#### [Collected material]
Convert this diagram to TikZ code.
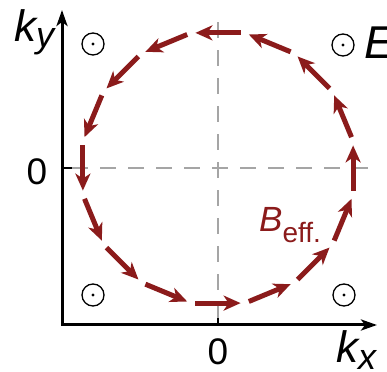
\documentclass[tikz,border=0pt]{standalone}
\usepackage{fontspec}
\setmainfont{Liberation Sans}
\usetikzlibrary{arrows.meta, positioning, calc}
\definecolor{fieldred}{RGB}{139,27,27}
\definecolor{guidegray}{RGB}{165,165,165}

\tikzset{
  axis/.style={line width=3pt, {Stealth[length=16pt,width=11pt,inset=4pt]}-{Stealth[length=16pt,width=11pt,inset=4pt]}},
  tick/.style={line width=2.5pt},
  guide/.style={guidegray, line width=1.3pt, dash pattern=on 16pt off 12pt},
  spin/.style={fieldred, line width=5pt, -{Stealth[length=17pt,width=15pt,inset=5pt]}},
  odot/.style={circle, draw, line width=1.3pt, minimum size=22pt, inner sep=0pt,
    path picture={\fill (path picture bounding box.center) circle (1.6pt);}},
  lbl/.style={inner sep=0pt, anchor=base west}
}

\begin{document}
\begin{tikzpicture}[x=1pt,y=1pt]
  \useasboundingbox (0,0) rectangle (387,371);

  \coordinate (O) at (62,46);
  \coordinate (C) at (218,203);
  \coordinate (ytip) at (62,361);
  \coordinate (xtip) at (377,46);
  \coordinate (xtick) at (218,53); % top of the tick on k_x
  \coordinate (ytick) at (72,203); % end of the tick on k_y
  \coordinate (xend) at (375,203);
  \coordinate (yend) at (218,359);

  % dashed guides through the origin
  \draw[guide] (ytick) -- (xend);
  \draw[guide] (xtick) -- (yend);

  % axes and ticks
  \draw[axis] (ytip) -- (O) -- (xtip);
  \draw[tick] (O -| xtick) -- (xtick);
  \draw[tick] (O |- ytick) -- (ytick);

  % field pointing out of the plane
  \node[odot] (tl) at (93,327) {};
  \node[odot] (tr) at (343,326) {};
  \node[odot] (bl) at (93,76) {};
  \node[odot] (br) at (344,76) {};

  % effective field around the Fermi circle
  \foreach \a in {0,22.5,...,337.5}
    \draw[spin] ($(C)+(\a-9.5:137)$) -- ($(C)+(\a+9.5:137)$);

  % labels
  \node[lbl] (ky) at (14,329) {\fontsize{44}{48}\selectfont\itshape k\raisebox{-5.5pt}{\fontsize{36}{40}\selectfont y}};
  \node[lbl] (kx) at (336,9) {\fontsize{44}{48}\selectfont\itshape k\raisebox{-7pt}{\fontsize{36}{40}\selectfont x}};
  \node[inner sep=0pt] (y0) at (37,199) {\fontsize{37}{40}\selectfont 0};
  \node[inner sep=0pt] (x0) at (218,19) {\fontsize{37}{40}\selectfont 0};
  \node[lbl] (E) at (364,312) {\fontsize{46}{50}\selectfont\itshape E};
  \node[lbl, text=fieldred] (Beff) at (259,139) {\fontsize{35}{38}\selectfont\itshape B\raisebox{-11pt}{\fontsize{28}{30}\selectfont\upshape eff.}};
\end{tikzpicture}
\end{document}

#### [What the task asks]
Give an exact reproduction of every line, leaving out any picture.

#### [The result]
Convert this diagram to TikZ code.
\documentclass[tikz,border=0pt]{standalone}
\usepackage{fontspec}
\setmainfont{Liberation Sans}
\usetikzlibrary{arrows.meta, positioning, calc}
\definecolor{fieldred}{RGB}{139,27,27}
\definecolor{guidegray}{RGB}{165,165,165}

\tikzset{
  axis/.style={line width=3pt, {Stealth[length=16pt,width=11pt,inset=4pt]}-{Stealth[length=16pt,width=11pt,inset=4pt]}},
  tick/.style={line width=2.5pt},
  guide/.style={guidegray, line width=1.3pt, dash pattern=on 16pt off 12pt},
  spin/.style={fieldred, line width=5pt, -{Stealth[length=17pt,width=15pt,inset=5pt]}},
  odot/.style={circle, draw, line width=1.3pt, minimum size=22pt, inner sep=0pt,
    path picture={\fill (path picture bounding box.center) circle (1.6pt);}},
  lbl/.style={inner sep=0pt, anchor=base west}
}

\begin{document}
\begin{tikzpicture}[x=1pt,y=1pt]
  \useasboundingbox (0,0) rectangle (387,371);

  \coordinate (O) at (62,46);
  \coordinate (C) at (218,203);
  \coordinate (ytip) at (62,361);
  \coordinate (xtip) at (377,46);
  \coordinate (xtick) at (218,53); % top of the tick on k_x
  \coordinate (ytick) at (72,203); % end of the tick on k_y
  \coordinate (xend) at (375,203);
  \coordinate (yend) at (218,359);

  % dashed guides through the origin
  \draw[guide] (ytick) -- (xend);
  \draw[guide] (xtick) -- (yend);

  % axes and ticks
  \draw[axis] (ytip) -- (O) -- (xtip);
  \draw[tick] (O -| xtick) -- (xtick);
  \draw[tick] (O |- ytick) -- (ytick);

  % field pointing out of the plane
  \node[odot] (tl) at (93,327) {};
  \node[odot] (tr) at (343,326) {};
  \node[odot] (bl) at (93,76) {};
  \node[odot] (br) at (344,76) {};

  % effective field around the Fermi circle
  \foreach \a in {0,22.5,...,337.5}
    \draw[spin] ($(C)+(\a-9.5:137)$) -- ($(C)+(\a+9.5:137)$);

  % labels
  \node[lbl] (ky) at (14,329) {\fontsize{44}{48}\selectfont\itshape k\raisebox{-5.5pt}{\fontsize{36}{40}\selectfont y}};
  \node[lbl] (kx) at (336,9) {\fontsize{44}{48}\selectfont\itshape k\raisebox{-7pt}{\fontsize{36}{40}\selectfont x}};
  \node[inner sep=0pt] (y0) at (37,199) {\fontsize{37}{40}\selectfont 0};
  \node[inner sep=0pt] (x0) at (218,19) {\fontsize{37}{40}\selectfont 0};
  \node[lbl] (E) at (364,312) {\fontsize{46}{50}\selectfont\itshape E};
  \node[lbl, text=fieldred] (Beff) at (259,139) {\fontsize{35}{38}\selectfont\itshape B\raisebox{-11pt}{\fontsize{28}{30}\selectfont\upshape eff.}};
\end{tikzpicture}
\end{document}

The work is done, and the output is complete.